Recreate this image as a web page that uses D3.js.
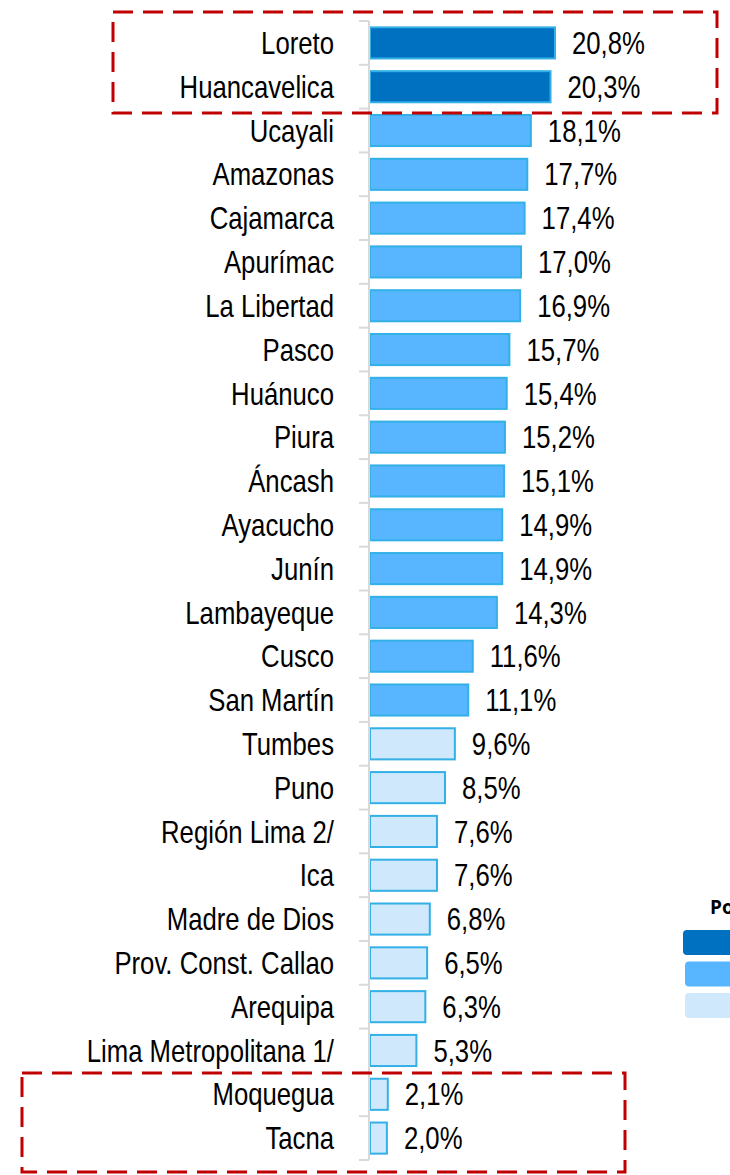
<!DOCTYPE html>
<html>
<head>
<meta charset="utf-8">
<script src="https://cdn.jsdelivr.net/npm/d3@7"></script>
<style>
  body { margin: 0; background: #fff; overflow: hidden; }
  svg { display: block; }
</style>
</head>
<body>
<script>
// regions, sorted high to low
const regions = ['Loreto', 'Huancavelica', 'Ucayali', 'Amazonas', 'Cajamarca', 'Apurímac',
    'La Libertad', 'Pasco', 'Huánuco', 'Piura', 'Áncash', 'Ayacucho', 'Junín', 'Lambayeque',
    'Cusco', 'San Martín', 'Tumbes', 'Puno', 'Región Lima 2/', 'Ica', 'Madre de Dios',
    'Prov. Const. Callao', 'Arequipa', 'Lima Metropolitana 1/', 'Moquegua', 'Tacna'];
const values = [20.8, 20.3, 18.1, 17.7, 17.4, 17.0, 16.9, 15.7, 15.4, 15.2, 15.1, 14.9, 14.9,
    14.3, 11.6, 11.1, 9.6, 8.5, 7.6, 7.6, 6.8, 6.5, 6.3, 5.3, 2.1, 2.0];
// level group for each bar: 0 high, 1 middle, 2 low
const groups = values.map(v => v >= 20 ? 0 : v >= 10 ? 1 : 2);
const groupColors = ['#0070c0', '#57b6ff', '#cfe8fc'];
const legendTitle = 'Pobreza';

const width = 730, height = 1175;
const x0 = 369;

const svg = d3.select('body').append('svg')
    .attr('width', width)
    .attr('height', height);

const y = d3.scaleBand()
    .domain(regions)
    .range([21, 1160])
    .paddingInner(0.29)
    .paddingOuter(0.145);

const x = d3.scaleLinear()
    .domain([0, 20.8])
    .range([x0, 555]);

// no narrow font installed, so squeeze a regular one horizontally
const fontFamily = '"Liberation Sans Narrow", "Arial Narrow", "Liberation Sans", sans-serif';
const squeeze = 0.83;

// bars
svg.append('g')
    .selectAll('rect')
    .data(regions)
    .enter().append('rect')
    .attr('x', x(0) + 1)
    .attr('y', d => y(d))
    .attr('width', (d, i) => x(values[i]) - x(0) - 1)
    .attr('height', y.bandwidth())
    .attr('fill', (d, i) => groupColors[groups[i]])
    .attr('stroke', '#33b0e6')
    .attr('stroke-width', 2);

// axis on the left edge, ticks between categories
const step = y.step();
const axisG = svg.append('g').attr('stroke', '#d9d9d9').attr('stroke-width', 2);
axisG.append('line')
    .attr('x1', x0).attr('x2', x0)
    .attr('y1', 21).attr('y2', 1160);
axisG.selectAll('line.tick')
    .data(d3.range(regions.length + 1))
    .enter().append('line')
    .attr('class', 'tick')
    .attr('x1', x0 - 10).attr('x2', x0)
    .attr('y1', i => 21 + i * step)
    .attr('y2', i => 21 + i * step);

// category labels
svg.append('g')
    .selectAll('text')
    .data(regions)
    .enter().append('text')
    .attr('transform', d => `translate(334,${y(d) + y.bandwidth() / 2}) scale(${squeeze},1)`)
    .attr('dy', '0.36em')
    .attr('text-anchor', 'end')
    .style('font-family', fontFamily)
    .style('font-size', '31px')
    .attr('fill', '#000')
    .text(d => d);

// value labels
svg.append('g')
    .selectAll('text')
    .data(regions)
    .enter().append('text')
    .attr('transform', (d, i) => `translate(${x(values[i]) + 17},${y(d) + y.bandwidth() / 2}) scale(${squeeze},1)`)
    .attr('dy', '0.36em')
    .style('font-family', fontFamily)
    .style('font-size', '31px')
    .attr('fill', '#000')
    .text((d, i) => d3.format('.1f')(values[i]).replace('.', ',') + '%');

// highlight boxes
const boxes = [
    { x: 113, y: 12, w: 604, h: 101 },
    { x: 22, y: 1073, w: 603, h: 99 }];
svg.append('g')
    .selectAll('rect')
    .data(boxes)
    .enter().append('rect')
    .attr('x', d => d.x).attr('y', d => d.y)
    .attr('width', d => d.w).attr('height', d => d.h)
    .attr('fill', 'none')
    .attr('stroke', '#c00000')
    .attr('stroke-width', 3)
    .attr('stroke-dasharray', '20 10');

// legend, cut by the right edge as in the source
const legend = svg.append('g');
legend.append('text')
    .attr('x', 710).attr('y', 914)
    .style('font-family', '"Open Sans", "Noto Sans", sans-serif')
    .style('font-size', '19px')
    .style('font-weight', 'bold')
    .text(legendTitle);
legend.selectAll('rect')
    .data(groupColors)
    .enter().append('rect')
    .attr('x', (d, i) => i === 0 ? 683 : 685)
    .attr('y', (d, i) => 930 + i * 31.5)
    .attr('width', 80)
    .attr('height', 25)
    .attr('rx', 4)
    .attr('fill', d => d);
</script>
</body>
</html>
____
Reproduce the whole listing above word for word, but not its pictures.

Recreate this image as a web page that uses D3.js.
<!DOCTYPE html>
<html>
<head>
<meta charset="utf-8">
<script src="https://cdn.jsdelivr.net/npm/d3@7"></script>
<style>
  body { margin: 0; background: #fff; overflow: hidden; }
  svg { display: block; }
</style>
</head>
<body>
<script>
// regions, sorted high to low
const regions = ['Loreto', 'Huancavelica', 'Ucayali', 'Amazonas', 'Cajamarca', 'Apurímac',
    'La Libertad', 'Pasco', 'Huánuco', 'Piura', 'Áncash', 'Ayacucho', 'Junín', 'Lambayeque',
    'Cusco', 'San Martín', 'Tumbes', 'Puno', 'Región Lima 2/', 'Ica', 'Madre de Dios',
    'Prov. Const. Callao', 'Arequipa', 'Lima Metropolitana 1/', 'Moquegua', 'Tacna'];
const values = [20.8, 20.3, 18.1, 17.7, 17.4, 17.0, 16.9, 15.7, 15.4, 15.2, 15.1, 14.9, 14.9,
    14.3, 11.6, 11.1, 9.6, 8.5, 7.6, 7.6, 6.8, 6.5, 6.3, 5.3, 2.1, 2.0];
// level group for each bar: 0 high, 1 middle, 2 low
const groups = values.map(v => v >= 20 ? 0 : v >= 10 ? 1 : 2);
const groupColors = ['#0070c0', '#57b6ff', '#cfe8fc'];
const legendTitle = 'Pobreza';

const width = 730, height = 1175;
const x0 = 369;

const svg = d3.select('body').append('svg')
    .attr('width', width)
    .attr('height', height);

const y = d3.scaleBand()
    .domain(regions)
    .range([21, 1160])
    .paddingInner(0.29)
    .paddingOuter(0.145);

const x = d3.scaleLinear()
    .domain([0, 20.8])
    .range([x0, 555]);

// no narrow font installed, so squeeze a regular one horizontally
const fontFamily = '"Liberation Sans Narrow", "Arial Narrow", "Liberation Sans", sans-serif';
const squeeze = 0.83;

// bars
svg.append('g')
    .selectAll('rect')
    .data(regions)
    .enter().append('rect')
    .attr('x', x(0) + 1)
    .attr('y', d => y(d))
    .attr('width', (d, i) => x(values[i]) - x(0) - 1)
    .attr('height', y.bandwidth())
    .attr('fill', (d, i) => groupColors[groups[i]])
    .attr('stroke', '#33b0e6')
    .attr('stroke-width', 2);

// axis on the left edge, ticks between categories
const step = y.step();
const axisG = svg.append('g').attr('stroke', '#d9d9d9').attr('stroke-width', 2);
axisG.append('line')
    .attr('x1', x0).attr('x2', x0)
    .attr('y1', 21).attr('y2', 1160);
axisG.selectAll('line.tick')
    .data(d3.range(regions.length + 1))
    .enter().append('line')
    .attr('class', 'tick')
    .attr('x1', x0 - 10).attr('x2', x0)
    .attr('y1', i => 21 + i * step)
    .attr('y2', i => 21 + i * step);

// category labels
svg.append('g')
    .selectAll('text')
    .data(regions)
    .enter().append('text')
    .attr('transform', d => `translate(334,${y(d) + y.bandwidth() / 2}) scale(${squeeze},1)`)
    .attr('dy', '0.36em')
    .attr('text-anchor', 'end')
    .style('font-family', fontFamily)
    .style('font-size', '31px')
    .attr('fill', '#000')
    .text(d => d);

// value labels
svg.append('g')
    .selectAll('text')
    .data(regions)
    .enter().append('text')
    .attr('transform', (d, i) => `translate(${x(values[i]) + 17},${y(d) + y.bandwidth() / 2}) scale(${squeeze},1)`)
    .attr('dy', '0.36em')
    .style('font-family', fontFamily)
    .style('font-size', '31px')
    .attr('fill', '#000')
    .text((d, i) => d3.format('.1f')(values[i]).replace('.', ',') + '%');

// highlight boxes
const boxes = [
    { x: 113, y: 12, w: 604, h: 101 },
    { x: 22, y: 1073, w: 603, h: 99 }];
svg.append('g')
    .selectAll('rect')
    .data(boxes)
    .enter().append('rect')
    .attr('x', d => d.x).attr('y', d => d.y)
    .attr('width', d => d.w).attr('height', d => d.h)
    .attr('fill', 'none')
    .attr('stroke', '#c00000')
    .attr('stroke-width', 3)
    .attr('stroke-dasharray', '20 10');

// legend, cut by the right edge as in the source
const legend = svg.append('g');
legend.append('text')
    .attr('x', 710).attr('y', 914)
    .style('font-family', '"Open Sans", "Noto Sans", sans-serif')
    .style('font-size', '19px')
    .style('font-weight', 'bold')
    .text(legendTitle);
legend.selectAll('rect')
    .data(groupColors)
    .enter().append('rect')
    .attr('x', (d, i) => i === 0 ? 683 : 685)
    .attr('y', (d, i) => 930 + i * 31.5)
    .attr('width', 80)
    .attr('height', 25)
    .attr('rx', 4)
    .attr('fill', d => d);
</script>
</body>
</html>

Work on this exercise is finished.